■ Set task
Your job is to retype all of the data word for word, leaving every image out.

>> START Provided material

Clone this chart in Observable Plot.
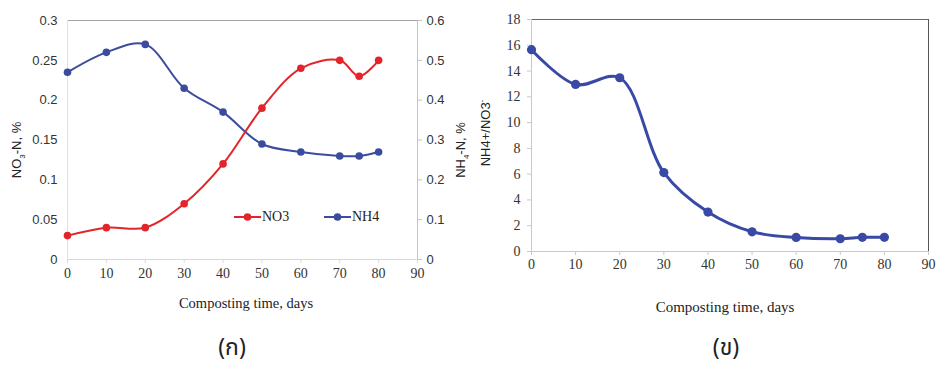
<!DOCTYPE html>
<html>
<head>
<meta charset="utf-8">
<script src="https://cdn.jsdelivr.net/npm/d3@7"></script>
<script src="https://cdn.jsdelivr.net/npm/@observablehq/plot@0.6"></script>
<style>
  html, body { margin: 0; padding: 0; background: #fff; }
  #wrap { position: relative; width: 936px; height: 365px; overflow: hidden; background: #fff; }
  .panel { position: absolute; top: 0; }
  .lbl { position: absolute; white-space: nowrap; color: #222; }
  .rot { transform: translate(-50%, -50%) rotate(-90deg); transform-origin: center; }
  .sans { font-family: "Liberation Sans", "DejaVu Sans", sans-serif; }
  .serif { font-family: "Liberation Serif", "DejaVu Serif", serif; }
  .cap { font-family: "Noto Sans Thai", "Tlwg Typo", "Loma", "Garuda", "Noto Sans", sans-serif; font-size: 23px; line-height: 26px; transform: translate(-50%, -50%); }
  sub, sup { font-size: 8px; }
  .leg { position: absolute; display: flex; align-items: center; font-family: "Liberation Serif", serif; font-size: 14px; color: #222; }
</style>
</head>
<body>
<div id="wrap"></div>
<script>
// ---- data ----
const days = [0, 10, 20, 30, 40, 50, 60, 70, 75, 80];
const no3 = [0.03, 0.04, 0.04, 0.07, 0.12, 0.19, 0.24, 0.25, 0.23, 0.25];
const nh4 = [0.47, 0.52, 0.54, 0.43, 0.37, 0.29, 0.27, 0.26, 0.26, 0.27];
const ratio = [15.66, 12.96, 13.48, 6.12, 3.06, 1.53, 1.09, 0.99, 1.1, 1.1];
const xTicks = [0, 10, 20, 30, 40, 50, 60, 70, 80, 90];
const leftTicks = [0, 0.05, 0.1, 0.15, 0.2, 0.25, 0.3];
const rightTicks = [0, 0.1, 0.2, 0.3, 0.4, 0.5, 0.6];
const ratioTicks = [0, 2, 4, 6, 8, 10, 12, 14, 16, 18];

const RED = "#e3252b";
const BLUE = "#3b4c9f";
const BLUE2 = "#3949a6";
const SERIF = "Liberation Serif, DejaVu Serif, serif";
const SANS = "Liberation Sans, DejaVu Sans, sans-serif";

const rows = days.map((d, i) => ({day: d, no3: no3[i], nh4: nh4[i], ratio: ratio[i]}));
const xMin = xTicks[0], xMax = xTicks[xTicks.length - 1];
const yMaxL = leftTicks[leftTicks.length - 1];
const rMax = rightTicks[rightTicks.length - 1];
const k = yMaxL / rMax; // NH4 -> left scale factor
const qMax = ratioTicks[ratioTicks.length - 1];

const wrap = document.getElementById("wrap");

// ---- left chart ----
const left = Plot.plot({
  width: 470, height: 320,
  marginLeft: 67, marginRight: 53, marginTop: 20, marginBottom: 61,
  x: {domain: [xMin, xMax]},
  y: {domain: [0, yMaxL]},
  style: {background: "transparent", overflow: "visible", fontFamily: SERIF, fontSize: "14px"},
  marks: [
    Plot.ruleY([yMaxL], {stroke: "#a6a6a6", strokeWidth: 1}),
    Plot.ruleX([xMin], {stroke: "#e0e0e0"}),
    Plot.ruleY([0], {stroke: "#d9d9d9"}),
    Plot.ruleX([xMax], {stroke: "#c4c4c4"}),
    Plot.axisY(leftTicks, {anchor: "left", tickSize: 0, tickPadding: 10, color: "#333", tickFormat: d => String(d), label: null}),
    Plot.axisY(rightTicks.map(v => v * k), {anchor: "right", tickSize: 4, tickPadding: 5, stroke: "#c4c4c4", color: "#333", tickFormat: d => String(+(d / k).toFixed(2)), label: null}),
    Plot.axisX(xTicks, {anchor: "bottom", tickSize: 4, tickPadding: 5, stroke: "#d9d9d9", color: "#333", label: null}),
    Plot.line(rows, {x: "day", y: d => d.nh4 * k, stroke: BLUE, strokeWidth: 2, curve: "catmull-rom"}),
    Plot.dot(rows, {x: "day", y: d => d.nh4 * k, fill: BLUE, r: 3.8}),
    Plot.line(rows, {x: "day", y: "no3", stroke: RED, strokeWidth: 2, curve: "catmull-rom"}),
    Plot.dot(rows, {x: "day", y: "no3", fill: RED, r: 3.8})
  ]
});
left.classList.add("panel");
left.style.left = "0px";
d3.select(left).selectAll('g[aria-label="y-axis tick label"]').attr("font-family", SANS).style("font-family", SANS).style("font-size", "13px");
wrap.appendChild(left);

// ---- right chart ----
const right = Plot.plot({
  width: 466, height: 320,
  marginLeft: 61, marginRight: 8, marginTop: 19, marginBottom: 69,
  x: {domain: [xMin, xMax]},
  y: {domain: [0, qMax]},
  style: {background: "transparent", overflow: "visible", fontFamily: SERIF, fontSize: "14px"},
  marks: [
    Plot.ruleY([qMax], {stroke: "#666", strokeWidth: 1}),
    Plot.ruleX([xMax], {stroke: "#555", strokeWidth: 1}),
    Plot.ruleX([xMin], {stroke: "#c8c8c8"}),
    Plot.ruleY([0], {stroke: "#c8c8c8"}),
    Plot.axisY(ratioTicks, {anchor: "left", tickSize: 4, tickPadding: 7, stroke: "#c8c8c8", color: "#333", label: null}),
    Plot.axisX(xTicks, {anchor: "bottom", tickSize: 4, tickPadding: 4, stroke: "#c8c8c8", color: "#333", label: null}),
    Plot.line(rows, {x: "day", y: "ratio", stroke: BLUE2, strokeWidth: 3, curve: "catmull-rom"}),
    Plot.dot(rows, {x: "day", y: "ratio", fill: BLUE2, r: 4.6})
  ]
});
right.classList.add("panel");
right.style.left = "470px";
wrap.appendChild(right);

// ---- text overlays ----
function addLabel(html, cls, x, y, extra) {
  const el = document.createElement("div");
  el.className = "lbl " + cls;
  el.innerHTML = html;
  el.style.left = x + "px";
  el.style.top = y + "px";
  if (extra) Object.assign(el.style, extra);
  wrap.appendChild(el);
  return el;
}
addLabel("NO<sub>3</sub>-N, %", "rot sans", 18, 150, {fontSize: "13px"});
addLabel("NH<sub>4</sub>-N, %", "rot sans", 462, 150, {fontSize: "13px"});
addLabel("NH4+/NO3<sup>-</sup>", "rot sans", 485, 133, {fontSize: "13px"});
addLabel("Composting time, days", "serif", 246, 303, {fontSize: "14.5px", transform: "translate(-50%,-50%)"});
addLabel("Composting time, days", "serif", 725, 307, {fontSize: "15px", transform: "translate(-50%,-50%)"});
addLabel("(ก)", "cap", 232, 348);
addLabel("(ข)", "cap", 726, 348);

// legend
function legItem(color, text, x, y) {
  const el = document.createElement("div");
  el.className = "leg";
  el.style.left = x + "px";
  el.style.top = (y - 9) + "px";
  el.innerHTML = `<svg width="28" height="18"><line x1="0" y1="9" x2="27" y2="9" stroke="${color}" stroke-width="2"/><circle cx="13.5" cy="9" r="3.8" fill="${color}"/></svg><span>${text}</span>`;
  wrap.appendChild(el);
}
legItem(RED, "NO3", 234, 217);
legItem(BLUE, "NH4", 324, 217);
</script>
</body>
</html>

>> END Provided material

■ Exercise answer
Clone this chart in Observable Plot.
<!DOCTYPE html>
<html>
<head>
<meta charset="utf-8">
<script src="https://cdn.jsdelivr.net/npm/d3@7"></script>
<script src="https://cdn.jsdelivr.net/npm/@observablehq/plot@0.6"></script>
<style>
  html, body { margin: 0; padding: 0; background: #fff; }
  #wrap { position: relative; width: 936px; height: 365px; overflow: hidden; background: #fff; }
  .panel { position: absolute; top: 0; }
  .lbl { position: absolute; white-space: nowrap; color: #222; }
  .rot { transform: translate(-50%, -50%) rotate(-90deg); transform-origin: center; }
  .sans { font-family: "Liberation Sans", "DejaVu Sans", sans-serif; }
  .serif { font-family: "Liberation Serif", "DejaVu Serif", serif; }
  .cap { font-family: "Noto Sans Thai", "Tlwg Typo", "Loma", "Garuda", "Noto Sans", sans-serif; font-size: 23px; line-height: 26px; transform: translate(-50%, -50%); }
  sub, sup { font-size: 8px; }
  .leg { position: absolute; display: flex; align-items: center; font-family: "Liberation Serif", serif; font-size: 14px; color: #222; }
</style>
</head>
<body>
<div id="wrap"></div>
<script>
// ---- data ----
const days = [0, 10, 20, 30, 40, 50, 60, 70, 75, 80];
const no3 = [0.03, 0.04, 0.04, 0.07, 0.12, 0.19, 0.24, 0.25, 0.23, 0.25];
const nh4 = [0.47, 0.52, 0.54, 0.43, 0.37, 0.29, 0.27, 0.26, 0.26, 0.27];
const ratio = [15.66, 12.96, 13.48, 6.12, 3.06, 1.53, 1.09, 0.99, 1.1, 1.1];
const xTicks = [0, 10, 20, 30, 40, 50, 60, 70, 80, 90];
const leftTicks = [0, 0.05, 0.1, 0.15, 0.2, 0.25, 0.3];
const rightTicks = [0, 0.1, 0.2, 0.3, 0.4, 0.5, 0.6];
const ratioTicks = [0, 2, 4, 6, 8, 10, 12, 14, 16, 18];

const RED = "#e3252b";
const BLUE = "#3b4c9f";
const BLUE2 = "#3949a6";
const SERIF = "Liberation Serif, DejaVu Serif, serif";
const SANS = "Liberation Sans, DejaVu Sans, sans-serif";

const rows = days.map((d, i) => ({day: d, no3: no3[i], nh4: nh4[i], ratio: ratio[i]}));
const xMin = xTicks[0], xMax = xTicks[xTicks.length - 1];
const yMaxL = leftTicks[leftTicks.length - 1];
const rMax = rightTicks[rightTicks.length - 1];
const k = yMaxL / rMax; // NH4 -> left scale factor
const qMax = ratioTicks[ratioTicks.length - 1];

const wrap = document.getElementById("wrap");

// ---- left chart ----
const left = Plot.plot({
  width: 470, height: 320,
  marginLeft: 67, marginRight: 53, marginTop: 20, marginBottom: 61,
  x: {domain: [xMin, xMax]},
  y: {domain: [0, yMaxL]},
  style: {background: "transparent", overflow: "visible", fontFamily: SERIF, fontSize: "14px"},
  marks: [
    Plot.ruleY([yMaxL], {stroke: "#a6a6a6", strokeWidth: 1}),
    Plot.ruleX([xMin], {stroke: "#e0e0e0"}),
    Plot.ruleY([0], {stroke: "#d9d9d9"}),
    Plot.ruleX([xMax], {stroke: "#c4c4c4"}),
    Plot.axisY(leftTicks, {anchor: "left", tickSize: 0, tickPadding: 10, color: "#333", tickFormat: d => String(d), label: null}),
    Plot.axisY(rightTicks.map(v => v * k), {anchor: "right", tickSize: 4, tickPadding: 5, stroke: "#c4c4c4", color: "#333", tickFormat: d => String(+(d / k).toFixed(2)), label: null}),
    Plot.axisX(xTicks, {anchor: "bottom", tickSize: 4, tickPadding: 5, stroke: "#d9d9d9", color: "#333", label: null}),
    Plot.line(rows, {x: "day", y: d => d.nh4 * k, stroke: BLUE, strokeWidth: 2, curve: "catmull-rom"}),
    Plot.dot(rows, {x: "day", y: d => d.nh4 * k, fill: BLUE, r: 3.8}),
    Plot.line(rows, {x: "day", y: "no3", stroke: RED, strokeWidth: 2, curve: "catmull-rom"}),
    Plot.dot(rows, {x: "day", y: "no3", fill: RED, r: 3.8})
  ]
});
left.classList.add("panel");
left.style.left = "0px";
d3.select(left).selectAll('g[aria-label="y-axis tick label"]').attr("font-family", SANS).style("font-family", SANS).style("font-size", "13px");
wrap.appendChild(left);

// ---- right chart ----
const right = Plot.plot({
  width: 466, height: 320,
  marginLeft: 61, marginRight: 8, marginTop: 19, marginBottom: 69,
  x: {domain: [xMin, xMax]},
  y: {domain: [0, qMax]},
  style: {background: "transparent", overflow: "visible", fontFamily: SERIF, fontSize: "14px"},
  marks: [
    Plot.ruleY([qMax], {stroke: "#666", strokeWidth: 1}),
    Plot.ruleX([xMax], {stroke: "#555", strokeWidth: 1}),
    Plot.ruleX([xMin], {stroke: "#c8c8c8"}),
    Plot.ruleY([0], {stroke: "#c8c8c8"}),
    Plot.axisY(ratioTicks, {anchor: "left", tickSize: 4, tickPadding: 7, stroke: "#c8c8c8", color: "#333", label: null}),
    Plot.axisX(xTicks, {anchor: "bottom", tickSize: 4, tickPadding: 4, stroke: "#c8c8c8", color: "#333", label: null}),
    Plot.line(rows, {x: "day", y: "ratio", stroke: BLUE2, strokeWidth: 3, curve: "catmull-rom"}),
    Plot.dot(rows, {x: "day", y: "ratio", fill: BLUE2, r: 4.6})
  ]
});
right.classList.add("panel");
right.style.left = "470px";
wrap.appendChild(right);

// ---- text overlays ----
function addLabel(html, cls, x, y, extra) {
  const el = document.createElement("div");
  el.className = "lbl " + cls;
  el.innerHTML = html;
  el.style.left = x + "px";
  el.style.top = y + "px";
  if (extra) Object.assign(el.style, extra);
  wrap.appendChild(el);
  return el;
}
addLabel("NO<sub>3</sub>-N, %", "rot sans", 18, 150, {fontSize: "13px"});
addLabel("NH<sub>4</sub>-N, %", "rot sans", 462, 150, {fontSize: "13px"});
addLabel("NH4+/NO3<sup>-</sup>", "rot sans", 485, 133, {fontSize: "13px"});
addLabel("Composting time, days", "serif", 246, 303, {fontSize: "14.5px", transform: "translate(-50%,-50%)"});
addLabel("Composting time, days", "serif", 725, 307, {fontSize: "15px", transform: "translate(-50%,-50%)"});
addLabel("(ก)", "cap", 232, 348);
addLabel("(ข)", "cap", 726, 348);

// legend
function legItem(color, text, x, y) {
  const el = document.createElement("div");
  el.className = "leg";
  el.style.left = x + "px";
  el.style.top = (y - 9) + "px";
  el.innerHTML = `<svg width="28" height="18"><line x1="0" y1="9" x2="27" y2="9" stroke="${color}" stroke-width="2"/><circle cx="13.5" cy="9" r="3.8" fill="${color}"/></svg><span>${text}</span>`;
  wrap.appendChild(el);
}
legItem(RED, "NO3", 234, 217);
legItem(BLUE, "NH4", 324, 217);
</script>
</body>
</html>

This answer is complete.